Meskipun banyak korban akhirnya membayar tebusan, ini sebenarnya tidak disarankan karena:- Tidak ada jaminan data akan dikembalikan.
- Sistem tetap bisa terinfeksi kembali.
- Uang tebusan yang dibayarkan bisa digunakan untuk mendanai kejahatan siber lainnya.
- Organisasi yang pernah membayar tebusan cenderung menjadi target serangan ulang.
Sebagai penutup, Hana Avianto menekankan tiga prinsip utama yang harus diperhatikan dalam menghadapi ancaman ransomware dan serangan siber di sektor kesehatan:
- Know Your Asset: Kita harus memahami dan mengenali aset yang kita miliki. Dalam konteks fasilitas kesehatan, aset bukan hanya peralatan medis atau infrastruktur fisik, tetapi juga data pasien, rekam medis elektronik, dan sistem informasi kesehatan. Data ini adalah aset berharga yang harus dijaga dengan baik dan dipertanggungjawabkan. Tanpa pemahaman yang baik tentang aset yang dimiliki, akan sulit untuk melindunginya dari ancaman siber.
- Know Your Enemy: Selain memahami aset, kita juga harus mengetahui siapa musuh kita. Dalam dunia keamanan siber, musuh bisa berupa hacker, grup kriminal siber, atau bahkan ancaman dari dalam organisasi (insider threats). Dengan memahami bagaimana musuh beroperasi dan metode serangan yang mereka gunakan, kita bisa mengambil langkah-langkah pencegahan yang lebih efektif.

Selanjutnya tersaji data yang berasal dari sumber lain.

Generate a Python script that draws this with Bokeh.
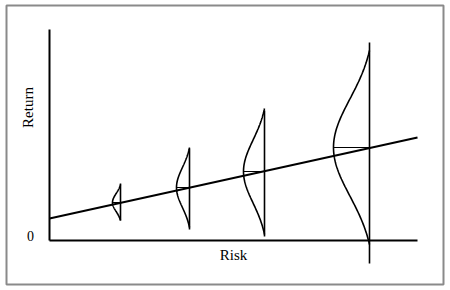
import numpy as np
from bokeh.plotting import figure
from bokeh.models import Range1d, Label
from bokeh.embed import file_html
from bokeh.resources import INLINE

# Risk levels, expected returns and spread of each return distribution
risk = [71, 140, 215, 320]
exp_return = [38, 53, 69, 93]
spread = [18, 40, 63, 97]          # half range of the bell curve
peak_width = [8, 13, 21, 36]       # bulge of the bell curve
stem_low = [20, 11, 4, -23]
stem_high = [57, 92, 130, 198]
trend_risk = [0, 368]
trend_return = [22, 103]
axis_risk_max = 368
axis_return_max = 211

p = figure(width=450, height=290, output_backend="svg", toolbar_location=None,
           x_range=Range1d(-43, 394), y_range=Range1d(-44, 235),
           x_axis_location=None, y_axis_location=None,
           min_border_left=6, min_border_right=7, min_border_top=5, min_border_bottom=6)
p.grid.visible = False
p.outline_line_color = "#8a8a8a"
p.outline_line_width = 2
p.background_fill_color = "white"
p.border_fill_color = "white"

# axes
p.line([0, 0], [0, axis_return_max], line_color="black", line_width=2)
p.line([0, axis_risk_max], [0, 0], line_color="black", line_width=2)

# trend line
p.line(trend_risk, trend_return, line_color="black", line_width=2)

t = np.linspace(-1, 1, 161)
k = 2.0
e_end = np.exp(-0.5 * k ** 2)
shape = (np.exp(-0.5 * (k * t) ** 2) - e_end) / (1 - e_end)
for x, mu, s, w, lo, hi in zip(risk, exp_return, spread, peak_width, stem_low, stem_high):
    ys = mu + s * t
    xs = x - w * shape
    p.line(xs, ys, line_color="black", line_width=1.6)
    p.line([x, x], [lo, hi], line_color="black", line_width=1.6)
    p.line([x - w, x], [mu, mu], line_color="black", line_width=1.1)

font = "Liberation Serif"
p.add_layout(Label(x=-19, y=5, text="0", text_font=font, text_font_size="14px",
                   text_align="center", text_baseline="middle", text_color="black"))
p.add_layout(Label(x=184, y=-14, text="Risk", text_font=font, text_font_size="15px",
                   text_align="center", text_baseline="middle", text_color="black"))
p.add_layout(Label(x=-22, y=133, text="Return", text_font=font, text_font_size="15px",
                   angle=np.pi / 2, text_align="center", text_baseline="middle",
                   text_color="black"))

open("out.html", "w").write(file_html(p, INLINE))
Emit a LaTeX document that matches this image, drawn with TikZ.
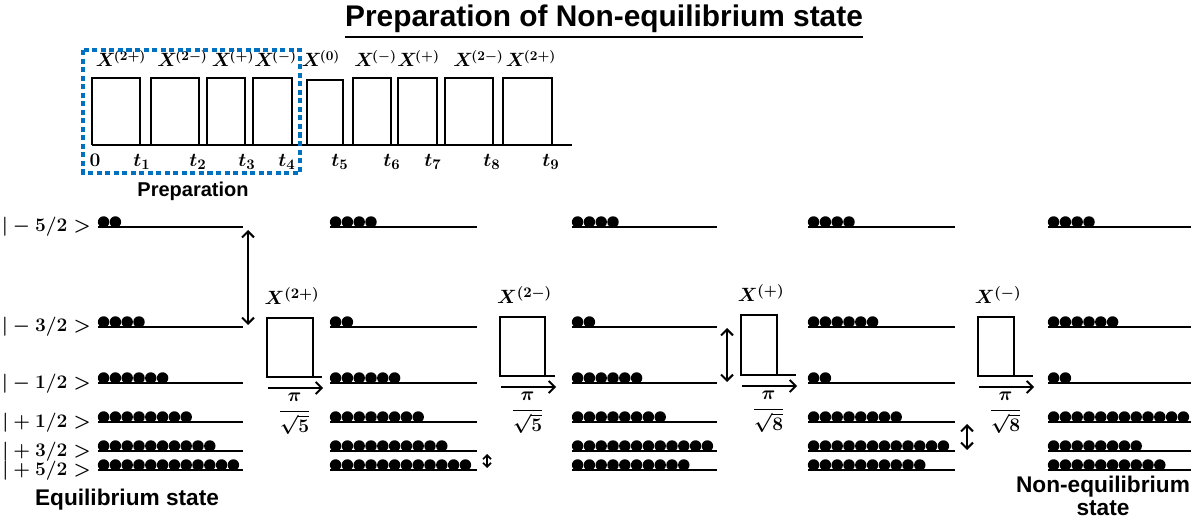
\documentclass[tikz,border=0pt]{standalone}
\usepackage{amsmath,bm}
\usepackage{fontspec}
\setsansfont{Liberation Sans}
\usetikzlibrary{arrows.meta}
\definecolor{prepblue}{RGB}{0,112,192}

% one column of six spin levels with their populations
\newcommand\statepanel[4]{%
  \foreach \nd [count=\k from 0] in {#4} {%
    \pgfmathsetmacro\yy{{227,327,383,422,451,470}[\k]}%
    \draw[level] (#2,\yy) coordinate (#1-\k-w) -- (#3,\yy) coordinate (#1-\k-e);%
    \foreach \i in {1,...,\nd} {\fill (#2+5.6+11.8*\i-11.8,\yy-5) circle[radius=4.3pt];}%
  }}

% a selective pulse with its label, duration arrow and angle
\newcommand\midpulse[8]{%
  \draw[pulseline] (#2,#5) rectangle (#3,#4);
  \draw[pulseline] (#3,#5) -- (#6,#5);
  \node[mathlabel, anchor=base] (#1-lab) at ({(#2+#3)/2+2},#4-13) {$X^{(#7)}$};
  \coordinate (#1-from) at (#2+1,#5+11);
  \coordinate (#1-to) at (#6+1,#5+11);
  \draw[sweep] (#1-from) -- (#1-to);
  \node[fraclabel] (#1-frac) at ({(#2+#6)/2},#5+37)
    {$\dfrac{\pi\rule[-3pt]{0pt}{0pt}}{\rule{0pt}{14pt}\sqrt{#8}}$};
}

\begin{document}
\begin{tikzpicture}[x=0.75pt,y=-0.75pt,
  level/.style={line width=1.5pt},
  pulseline/.style={line width=1.8pt},
  flip/.style={line width=1.5pt,{Straight Barb[length=4.5pt,width=9pt]}-{Straight Barb[length=4.5pt,width=9pt]}},
  smallflip/.style={line width=1.3pt,{Straight Barb[length=3pt,width=6pt]}-{Straight Barb[length=3pt,width=6pt]}},
  sweep/.style={line width=1.4pt,-{Straight Barb[length=4.5pt,width=9pt]}},
  mathlabel/.style={font=\boldmath\fontsize{15}{17}\selectfont, inner sep=0pt},
  seqlabel/.style={font=\boldmath\fontsize{14}{16}\selectfont, inner sep=0pt},
  fraclabel/.style={font=\boldmath\fontsize{13.5}{15}\selectfont, inner sep=0pt},
  statelabel/.style={font=\boldmath\fontsize{14.5}{16}\selectfont, anchor=base east, inner sep=0pt},
  timelabel/.style={font=\boldmath\fontsize{15}{17}\selectfont, anchor=base, inner sep=0pt},
  sftext/.style={font=\sffamily\bfseries\fontsize{17}{17.3}\selectfont, inner sep=0pt, align=center},
  titletext/.style={font=\sffamily\bfseries\fontsize{22.4}{24}\selectfont, inner sep=0pt}]
\useasboundingbox (0,0) rectangle (1191,523);

% heading
\node[titletext] (title) at (604,22) {\underline{Preparation of Non-equilibrium state}};

% pulse sequence
\draw[pulseline] (92,145) -- (572,145);
\foreach \a/\b/\t in {92/140/78, 151/199/78, 207/245/78, 253/292/78, 307/343/80,
                      353/391/78, 398/437/78, 445/493/78, 503/552/78}
  \draw[pulseline] (\a,145) |- (\b,\t) -- (\b,145);
\foreach \cx/\pl [count=\n] in {121/2+, 182.5/2-, 233/+, 275.5/-, 321/0,
                                375.5/-, 418.5/+, 478.5/2-, 531/2+}
  \node[seqlabel, anchor=base] (seq\n) at (\cx,67) {$X^{\mkern-2mu(\pl)}$};
\foreach \cx/\pl [count=\n from 0] in {95/0, 142/t_1, 198/t_2, 247/t_3, 287/t_4,
                                       340/t_5, 392/t_6, 433/t_7, 492/t_8, 551/t_9}
  \node[timelabel] (time\n) at (\cx,167) {$\pl$};

% preparation part of the sequence
\draw[prepblue, line width=3.5pt, dash pattern=on 3.8pt off 2.6pt] (83,50) rectangle (300,173);
\node[sftext, font=\sffamily\bfseries\fontsize{15}{16}\selectfont] (prep) at (193,191) {Preparation};

% level labels
\foreach \m [count=\k from 0] in {-5,-3,-1,+1,+3,+5} {
  \pgfmathsetmacro\yy{{227,327,383,422,451,470}[\k]}
  \node[statelabel] (ket\k) at (91,\yy+5) {$|\m/2>$};
}

% populations after each step
\statepanel{pA}{98}{243}{2,4,6,8,10,12}
\statepanel{pB}{330}{477}{4,2,6,8,10,12}
\statepanel{pC}{572}{717}{4,2,6,8,12,10}
\statepanel{pD}{808}{955}{4,6,2,8,12,10}
\statepanel{pE}{1048}{1191}{4,6,2,12,8,10}

% selective pulses
\midpulse{qA}{267}{313}{318}{377}{322}{2+}{5}
\midpulse{qB}{500}{545}{317}{376}{555}{2-}{5}
\midpulse{qC}{741}{777}{315}{375}{796}{+}{8}
\midpulse{qD}{978}{1014}{317}{376}{1033}{-}{8}

% exchanged level pairs
\coordinate (f1a) at (248,230); \coordinate (f1b) at (248,325);
\draw[flip] (f1a) -- (f1b);
\coordinate (f2a) at (487,454); \coordinate (f2b) at (487,468);
\draw[smallflip] (f2a) -- (f2b);
\coordinate (f3a) at (727,328); \coordinate (f3b) at (727,382);
\draw[flip] (f3a) -- (f3b);
\coordinate (f4a) at (967,424); \coordinate (f4b) at (967,450);
\draw[flip] (f4a) -- (f4b);

% state captions
\node[sftext] (eq) at (127,500) {Equilibrium state};
\node[sftext] (neq) at (1103,496) {Non-equilibrium\\state};
\end{tikzpicture}
\end{document}
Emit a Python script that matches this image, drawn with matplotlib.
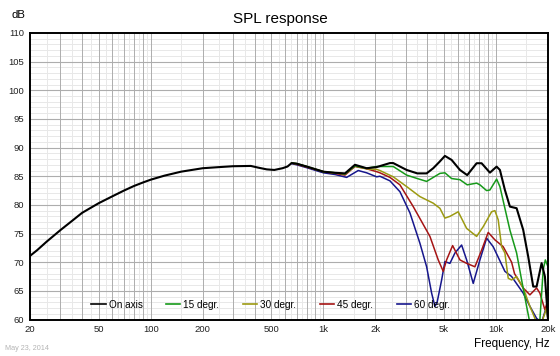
import matplotlib
matplotlib.use("Agg")
import matplotlib.pyplot as plt
import numpy as np

plt.rcParams['font.family'] = ['Liberation Sans', 'DejaVu Sans']

# ---------------- data ----------------
on_f = [20, 22, 25, 30, 35, 40, 45, 50, 60, 70, 80, 90, 100, 120, 150, 200, 250, 300, 380,
        420, 470, 520, 580, 620, 655, 700, 800, 1000, 1170, 1334, 1524, 1781, 2035, 2430,
        2539, 3036, 3500, 3964, 4328, 4700, 5058, 5531, 6180, 6810, 7720, 8252, 9218, 10080,
        10532, 11258, 12036, 13160, 14370, 15360, 16420, 17180, 18364, 19192, 20000]
on_db = [71.1, 72.1, 73.6, 75.6, 77.2, 78.6, 79.5, 80.3, 81.5, 82.5, 83.3, 83.9, 84.4, 85.1,
         85.8, 86.4, 86.6, 86.75, 86.8, 86.5, 86.2, 86.1, 86.4, 86.7, 87.3, 87.2, 86.7, 85.8,
         85.6, 85.5, 87.0, 86.4, 86.6, 87.3, 87.3, 86.1, 85.5, 85.5, 86.4, 87.5, 88.55, 87.85,
         86.1, 85.2, 87.27, 87.27, 85.63, 86.68, 86.1, 82.6, 79.7, 79.42, 75.64, 70.98, 65.75,
         65.75, 69.83, 67.5, 60.0]

d15_f = [655, 700, 800, 1000, 1170, 1334, 1524, 1781, 2035, 2539, 3036, 3500, 3964, 4733,
         5058, 5531, 6180, 6810, 7720, 8068, 8820, 9218, 10080, 10532, 11258, 12036, 13160,
         14066, 15036, 15566, 16420, 17180, 17954, 18762, 19300, 20000]
d15_db = [87.3, 87.2, 86.7, 85.8, 85.6, 85.4, 86.8, 86.4, 86.7, 86.7, 85.2, 84.6, 84.1, 85.5,
          85.6, 84.6, 84.4, 83.5, 83.8, 83.5, 82.5, 82.6, 84.5, 83.2, 79.4, 75.6, 71.6, 66.9,
          62.3, 60.0, 58.5, 57.5, 60.0, 68.7, 70.4, 69.2]

d30_f = [655, 700, 800, 1000, 1170, 1334, 1524, 1781, 2035, 2126, 2539, 3036, 3625, 4328,
         4733, 5058, 5408, 6040, 6758, 7720, 8430, 9428, 9852, 10296, 10774, 11258, 11764,
         12310, 13160, 14370, 15712, 16796, 17954, 19630, 20000]
d30_db = [87.3, 87.2, 86.7, 85.8, 85.6, 85.4, 86.8, 86.3, 86.2, 86.0, 84.9, 83.2, 81.45, 80.3,
          79.4, 77.7, 78.0, 78.8, 75.9, 74.5, 76.2, 78.8, 79.0, 77.4, 72.7, 71.6, 67.2, 66.9,
          67.5, 65.5, 62.3, 60.2, 58.5, 62.0, 60.0]

d45_f = [655, 700, 800, 1000, 1170, 1334, 1524, 1781, 2035, 2126, 2430, 2777, 3316, 4142,
         4627, 4946, 5173, 5605, 6180, 6758, 7547, 8252, 9010, 9852, 11006, 12310, 12800,
         14370, 15712, 17180, 17954, 19192, 20000]
d45_db = [87.3, 87.1, 86.6, 85.8, 85.5, 85.2, 86.7, 86.3, 85.8, 85.6, 84.8, 83.5, 79.7, 74.5,
          70.4, 68.4, 70.4, 72.9, 70.4, 69.8, 69.2, 72.1, 75.2, 73.9, 72.7, 70.0, 68.0, 65.5,
          64.3, 65.5, 64.6, 61.7, 63.4]

d60_f = [655, 700, 800, 1000, 1170, 1364, 1592, 1781, 2035, 2126, 2430, 2777, 3173, 3625,
         3964, 4237, 4428, 4566, 4842, 5058, 5408, 5780, 6320, 6758, 7378, 8068, 8820, 9632,
         11258, 12310, 14370, 15712, 17180, 18364, 19630, 20000]
d60_db = [87.2, 87.0, 86.5, 85.6, 85.3, 84.8, 86.0, 85.6, 84.9, 85.0, 84.2, 82.3, 78.6, 73.3,
          69.2, 64.6, 62.3, 63.1, 66.9, 70.1, 69.8, 71.6, 73.0, 70.4, 66.3, 70.4, 74.2, 72.7,
          68.4, 67.5, 64.6, 62.3, 60.2, 59.5, 62.3, 60.0]

series_labels = ["On axis", "15 degr.", "30 degr.", "45 degr.", "60 degr."]
x_tick_vals = [20, 50, 100, 200, 500, 1000, 2000, 5000, 10000, 20000]
x_tick_labels = ["20", "50", "100", "200", "500", "1k", "2k", "5k", "10k", "20k"]
y_tick_vals = [60, 65, 70, 75, 80, 85, 90, 95, 100, 105, 110]

# ---------------- figure ----------------
W, H = 560, 356
fig = plt.figure(figsize=(W / 100, H / 100), dpi=100)
ax = fig.add_axes([30 / W, 1 - 319.5 / H, 518 / W, 286.5 / H])
ax.set_xscale('log')
ax.set_xlim(20, 20000)
ax.set_ylim(60, 110)

# grid
major_x = [m * 10 ** e for e in range(1, 5) for m in range(1, 10)]
minor_x = [(m + 0.5) * 10 ** e for e in range(1, 5) for m in range(1, 10)]
for v in minor_x:
    if 20 < v < 20000:
        ax.axvline(v, color='#e8e8e8', lw=0.7, zorder=0)
for v in range(61, 110):
    if v % 5:
        ax.axhline(v, color='#e8e8e8', lw=0.7, zorder=0)
for v in major_x:
    if 20 < v < 20000:
        ax.axvline(v, color='#adadad', lw=0.7, zorder=0.5)
for v in y_tick_vals[1:-1]:
    ax.axhline(v, color='#adadad', lw=0.8, zorder=0.5)

colors = ['#000000', '#17991a', '#9c9a12', '#a51414', '#16168c']
lws = [1.5, 1.1, 1.1, 1.1, 1.1]
data = [(on_f, on_db), (d15_f, d15_db), (d30_f, d30_db), (d45_f, d45_db), (d60_f, d60_db)]
handles = []
for (f, d), c, lw, lab, z in zip(data, colors, lws, series_labels, [6, 5, 4, 3, 2]):
    h, = ax.plot(f, d, color=c, lw=lw, label=lab, zorder=z, solid_joinstyle='round')
    handles.append(h)

ax.set_xticks(x_tick_vals)
ax.set_xticklabels(x_tick_labels)
ax.xaxis.set_minor_locator(matplotlib.ticker.NullLocator())
ax.set_yticks(y_tick_vals)
ax.tick_params(axis='both', length=0, labelsize=6.8, colors='#222222')
ax.tick_params(axis='x', pad=4)
ax.tick_params(axis='y', pad=4)
for s in ax.spines.values():
    s.set_color('black')
    s.set_linewidth(1.4)
    s.set_zorder(10)

leg = ax.legend(handles=handles, loc='center left', bbox_to_anchor=(0.118, 0.052),
                ncol=5, frameon=False, fontsize=7.2, handlelength=1.45,
                handletextpad=0.3, columnspacing=2.35, borderpad=0, borderaxespad=0)
leg.set_zorder(20)
for lh in leg.get_lines():
    lh.set_linewidth(1.2)

fig.text(0.5, 1 - 19 / H, "SPL response", ha='center', va='center', fontsize=11)
fig.text(11 / W, 1 - 15 / H, "dB", ha='left', va='center', fontsize=8.2)
fig.text(550 / W, 1 - 344 / H, "Frequency, Hz", ha='right', va='center', fontsize=8.5)
fig.text(5 / W, 1 - 349 / H, "May 23, 2014", ha='left', va='center', fontsize=5.2,
         color='#b4b4b4')

fig.savefig("out.png", dpi=100)
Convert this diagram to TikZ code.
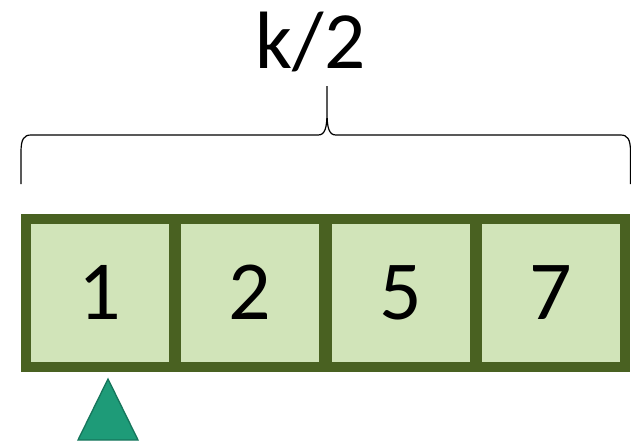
\documentclass[tikz,border=0pt]{standalone}
\usepackage{fontspec}
\setmainfont{Carlito}
\usepackage{tikz}
\usetikzlibrary{calc,positioning}
\definecolor{cellfill}{RGB}{209,228,185}
\definecolor{celledge}{RGB}{73,97,33}
\definecolor{ptrfill}{RGB}{30,155,120}
\definecolor{ptredge}{RGB}{22,118,92}

\begin{document}
\begin{tikzpicture}[x=0.75pt, y=-0.75pt,
  cell/.style={draw=celledge, fill=cellfill, line width=7.5pt, outer sep=0pt,
    minimum width=111pt, minimum height=111pt, inner sep=0pt,
    font=\fontsize{63}{70}\selectfont}]
  \useasboundingbox (0,0) rectangle (631,443);

  % Draw cells
  \foreach \v [count=\i] in {1,2,5,7} {
    \node[cell] (c\i) at ({99.5+150.5*(\i-1)}, 292.7) {\v};
  }

  % Brace over the cells
  \coordinate (bl) at (21,184);
  \coordinate (br) at (630.5,184);
  \coordinate (tip) at (327,86);
  \draw[line width=0.9pt]
    (bl) -- (21,152) .. controls (21,139) and (24,135) .. (31,135)
    -- (318,135) .. controls (325,135) and (327,128) .. (327,112) -- (tip)
    -- (327,112) .. controls (327,128) and (329,135) .. (336,135)
    -- (620.5,135) .. controls (627.5,135) and (630.5,139) .. (630.5,152) -- (br);
  \node[anchor=base, font=\fontsize{61}{70}\selectfont] (half) at (310.5,68) {k/2};

  % Pointer
  \filldraw[fill=ptrfill, draw=ptredge, line width=1pt, line join=miter]
    (78,440) -- (108,379) -- (138,440) -- cycle;
\end{tikzpicture}
\end{document}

- Stop the Cyber Kill Chain: Salah satu strategi utama dalam menghadapi serangan siber adalah menghentikan Cyber Kill Chain, yaitu tahapan-tahapan serangan yang dilakukan oleh penjahat siber. Dengan memahami tahapan ini, mulai dari rekognisi (pengumpulan informasi), pengiriman malware, eksekusi serangan, hingga penyanderaan data, kita bisa memutus rantai serangan sejak dini sebelum dampaknya menjadi lebih besar.
Pesan ini menjadi pengingat bahwa keamanan siber bukan hanya tanggung jawab tim IT, tetapi seluruh elemen dalam organisasi, termasuk tenaga medis, staf administrasi, dan manajemen. Dengan memahami aset yang kita miliki, mengenali ancaman, serta menerapkan langkah-langkah pencegahan yang tepat, kita dapat melindungi layanan kesehatan dari serangan ransomware dan memastikan keselamatan pasien tetap menjadi prioritas utama.